A few nights ago, Andrew & I treated ourselves to a night out at the movies. We decided on "Australia" I thought I'd get myself in a patriotic mood before Australia Day later this month. And although the movie was close on three hours long, the time didn't drag and I thought it very well done. Some of the scenery up there in the Northern Territory where it was filmed is breath-taking. The cast was great. Both Nicole Kidman & Hugh Jackman did a wonderful job, but the gorgeous little boy almost stole the show. I forget the name of the boy who acted him. I had tears streaming down my cheeks, as I often do in emotional movies. The reunions at the end, when the family re-discovered each other after thinking their loved ones had died, ahhh!

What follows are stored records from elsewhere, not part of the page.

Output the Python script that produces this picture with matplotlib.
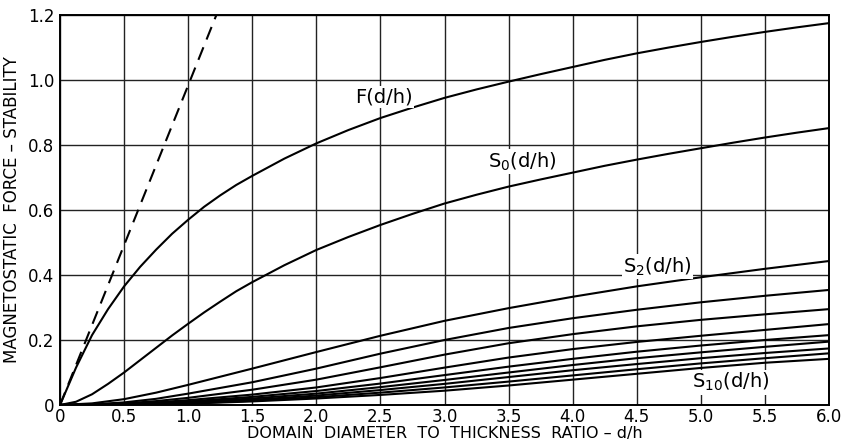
import matplotlib
matplotlib.use("Agg")
import matplotlib.pyplot as plt

# ---- data ----
x_fine = [0, 0.125, 0.25, 0.375, 0.5, 0.625, 0.75, 0.875, 1.0, 1.125, 1.25, 1.375, 1.5,
          1.75, 2.0, 2.25, 2.5, 2.75, 3.0, 3.25, 3.5, 3.75, 4.0, 4.25, 4.5, 4.75, 5.0, 5.25, 5.5, 5.75, 6.0]
F_vals = [0, 0.115, 0.215, 0.295, 0.365, 0.425, 0.478, 0.527, 0.57, 0.61, 0.645, 0.677, 0.705,
          0.758, 0.805, 0.846, 0.883, 0.915, 0.945, 0.971, 0.995, 1.018, 1.04, 1.062, 1.082, 1.10, 1.117, 1.133, 1.148, 1.162, 1.175]
S0_vals = [0, 0.01, 0.033, 0.065, 0.10, 0.138, 0.176, 0.214, 0.25, 0.285, 0.318, 0.35, 0.378,
           0.43, 0.477, 0.517, 0.554, 0.588, 0.62, 0.647, 0.672, 0.694, 0.715, 0.736, 0.755, 0.773, 0.79, 0.807, 0.823, 0.838, 0.852]

x_s = [0, 0.25, 0.5, 0.75, 1.0, 1.5, 2.0, 2.5, 3.0, 3.5, 4.0, 4.5, 5.0, 5.5, 6.0]
S2_vals = [0, 0.005, 0.018, 0.038, 0.062, 0.112, 0.163, 0.213, 0.259, 0.298, 0.333, 0.365, 0.393, 0.419, 0.443]
S3_vals = [0, 0.002, 0.008, 0.019, 0.035, 0.070, 0.112, 0.158, 0.200, 0.237, 0.267, 0.293, 0.316, 0.336, 0.354]
S4_vals = [0, 0.001, 0.005, 0.012, 0.022, 0.047, 0.078, 0.116, 0.155, 0.190, 0.218, 0.242, 0.262, 0.279, 0.295]
S5_vals = [0, 0.001, 0.003, 0.008, 0.015, 0.032, 0.054, 0.083, 0.115, 0.146, 0.172, 0.194, 0.213, 0.231, 0.249]
S6_vals = [0, 0.0005, 0.002, 0.006, 0.011, 0.025, 0.043, 0.066, 0.092, 0.118, 0.142, 0.164, 0.183, 0.200, 0.215]
S7_vals = [0, 0.0005, 0.002, 0.005, 0.009, 0.020, 0.035, 0.055, 0.077, 0.100, 0.123, 0.144, 0.162, 0.179, 0.195]
S8_vals = [0, 0.0003, 0.001, 0.004, 0.007, 0.016, 0.029, 0.046, 0.065, 0.086, 0.107, 0.126, 0.144, 0.160, 0.174]
S9_vals = [0, 0.0003, 0.001, 0.003, 0.005, 0.013, 0.024, 0.038, 0.054, 0.072, 0.091, 0.110, 0.128, 0.144, 0.159]
S10_vals = [0, 0.0002, 0.001, 0.002, 0.004, 0.011, 0.020, 0.031, 0.044, 0.060, 0.078, 0.096, 0.114, 0.130, 0.142]
s_series = [S2_vals, S3_vals, S4_vals, S5_vals, S6_vals, S7_vals, S8_vals, S9_vals, S10_vals]

dash_x = [0, 1.22]
dash_y = [0, 1.2]

x_ticks = [0, 0.5, 1.0, 1.5, 2.0, 2.5, 3.0, 3.5, 4.0, 4.5, 5.0, 5.5, 6.0]
x_ticklabels = ["0", "0.5", "1.0", "1.5", "2.0", "2.5", "3.0", "3.5", "4.0", "4.5", "5.0", "5.5", "6.0"]
y_ticks = [0, 0.2, 0.4, 0.6, 0.8, 1.0, 1.2]
y_ticklabels = ["0", "0.2", "0.4", "0.6", "0.8", "1.0", "1.2"]

# ---- figure ----
fig = plt.figure(figsize=(8.43, 4.44), dpi=100)
ax = fig.add_axes([60/843, 39/444, (829-60)/843, (405-15)/444])

lw = 1.5
ax.plot(dash_x, dash_y, color="black", lw=lw, ls=(0, (6.5, 4)), zorder=3)
ax.plot(x_fine, F_vals, color="black", lw=lw, zorder=3)
ax.plot(x_fine, S0_vals, color="black", lw=lw, zorder=3)
for s in s_series:
    ax.plot(x_s, s, color="black", lw=lw, zorder=3)

ax.set_xlim(0, 6)
ax.set_ylim(0, 1.2)
ax.set_xticks(x_ticks)
ax.set_xticklabels(x_ticklabels)
ax.set_yticks(y_ticks)
ax.set_yticklabels(y_ticklabels)
ax.tick_params(axis="x", length=0, labelsize=12, pad=2)
ax.tick_params(axis="y", length=0, labelsize=12, pad=4)
ax.grid(True, color="#222222", lw=1.0)
for sp in ax.spines.values():
    sp.set_linewidth(1.4)

ax.set_xlabel("DOMAIN  DIAMETER  TO  THICKNESS  RATIO – d/h", fontsize=11.5, labelpad=0)
ax.set_ylabel("MAGNETOSTATIC  FORCE – STABILITY", fontsize=12, labelpad=5)

bb = dict(facecolor="white", edgecolor="none", pad=1.0)
fs = 14
ax.text(2.53, 0.948, "F(d/h)", fontsize=fs, ha="center", va="center", zorder=4, bbox=bb)
ax.text(3.61, 0.748, "S$_0$(d/h)", fontsize=fs, ha="center", va="center", zorder=4, bbox=bb)
ax.text(4.66, 0.425, "S$_2$(d/h)", fontsize=fs, ha="center", va="center", zorder=4, bbox=bb)
ax.text(5.23, 0.07, "S$_{10}$(d/h)", fontsize=fs, ha="center", va="center", zorder=4, bbox=bb)

fig.savefig("out.png", dpi=100)
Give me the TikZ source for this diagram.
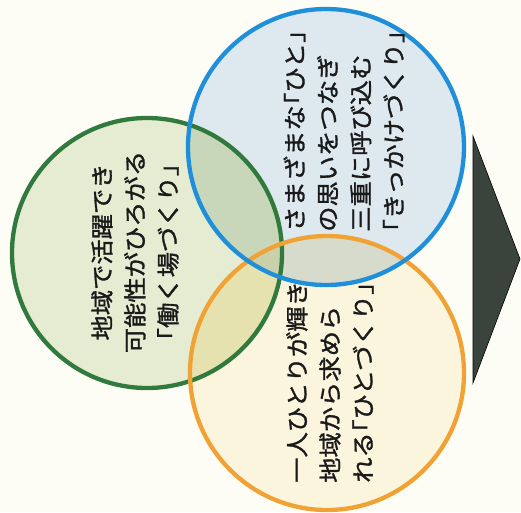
\documentclass[tikz,border=0pt]{standalone}
\usepackage{fontspec}
\newfontfamily\cjk[FakeBold=1.3]{Noto Sans CJK JP}
\newcommand\lk{\makebox[0.5em][r]{「}}
\newcommand\rk{\makebox[0.5em][l]{」}}
\definecolor{bgc}{HTML}{FDFDF6}
\definecolor{gline}{HTML}{2F7A3C}
\definecolor{bline}{HTML}{1E8FD8}
\definecolor{oline}{HTML}{F0A235}
\definecolor{gfill}{HTML}{E6ECD2}
\definecolor{bfill}{HTML}{DDE8EF}
\definecolor{ofill}{HTML}{FBF5DE}
\definecolor{gbfill}{HTML}{C8D7BA}
\definecolor{gofill}{HTML}{E6E2B0}
\definecolor{bofill}{HTML}{D6DBCB}
\definecolor{gbofill}{HTML}{C9D0AA}
\definecolor{arrc}{HTML}{3B433D}
\definecolor{txtc}{HTML}{1A1A1A}
\begin{document}
\begin{tikzpicture}[x=1pt,y=-1pt,
  txt/.style={font=\cjk\fontsize{23}{33}\selectfont, text=txtc, rotate=90, xscale=1.1, inner sep=0pt},
  ring/.style={line width=4.3pt}]
\useasboundingbox (0,0) rectangle (521,512);
\fill[bgc] (0,0) rectangle (521,512);
\coordinate (cg) at (147,253);
\coordinate (cb) at (326,147);
\coordinate (co) at (327,373);
% base fills
\fill[gfill] (cg) circle[radius=135pt];
\fill[bfill] (cb) circle[radius=138pt];
\fill[ofill] (co) circle[radius=137pt];
% overlaps
\begin{scope}
  \clip (cb) circle[radius=138pt];
  \fill[bofill] (co) circle[radius=137pt];
\end{scope}
\begin{scope}
  \clip (cg) circle[radius=135pt];
  \fill[gbfill] (cb) circle[radius=138pt];
  \fill[gofill] (co) circle[radius=137pt];
  \clip (cb) circle[radius=138pt];
  \fill[gbofill] (co) circle[radius=137pt];
\end{scope}
% rings
\draw[ring, gline] (cg) circle[radius=135pt];
\draw[ring, oline] (co) circle[radius=137pt];
\draw[ring, bline] (cb) circle[radius=138pt];
% texts
\node[txt, align=center] (tg) at (135,252) {地域で活躍でき\\可能性がひろがる\\\lk 働く場づくり\rk};
\node[txt, align=left, anchor=west] (tb) at (344,232) {さまざまな\lk ひと\rk\\の思いをつなぎ\\三重に呼び込む\\\lk きっかけづくり\rk};
\node[txt, align=left, anchor=west] (to) at (330,483) {一人ひとりが輝き\\地域から求めら\\れる\lk ひとづくり\rk};
% arrow
\coordinate (a1) at (473,136);
\coordinate (a2) at (473,383);
\coordinate (a3) at (520,259);
\filldraw[fill=arrc, draw=black, line width=0.6pt] (a1) -- (a2) -- (a3) -- cycle;
\end{tikzpicture}
\end{document}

The movie handled the subject of the Stolen Generations with sensitivity. Although the little boy, Nullah, escaped from this fate, the threat was always there throughout the story. For those who aren't familiar with Australian history, the Stolen Generations is the term used for the Aboriginal and Torres Strait Island children who were removed from their parents by the state & church authorities, who believed it was in the children's own best interest. This mostly took place between the years 1869 and 1969, causing an untold number of families unimaginable pain and heartache.
Early last year, our Prime Minister Kevin Rudd made a formal apology to the victims of the Stolen Generations, which was televised across Australia. It was quite moving to hear him say, "I'm sorry" several times. I know that some fellow Australians have criticised his decision. Our former Prime Ministers had always refused to take the step, probably buying into the general opinion, "It wasn't our fault! It was an unfortunate state of affairs, but we personally weren't responsible for removing these children so why should we apologise? It won't undo the damage anyway." However, I'm among those who believe that things such as inherited culpability and generational curses shouldn't be scoffed at. They are Biblically based and no less true because of their low-key, spiritual nature, and unpopularity in the opinions of secular statesmen.
I for one was excited by the action Mr Rudd took. I believe that acknowledging the culpability of our white settler ancestors may help to cleanse our beautiful country from any shame which may have been holding back our prosperity in any way. I'm looking forward to seeing the future of our nation in the light of this.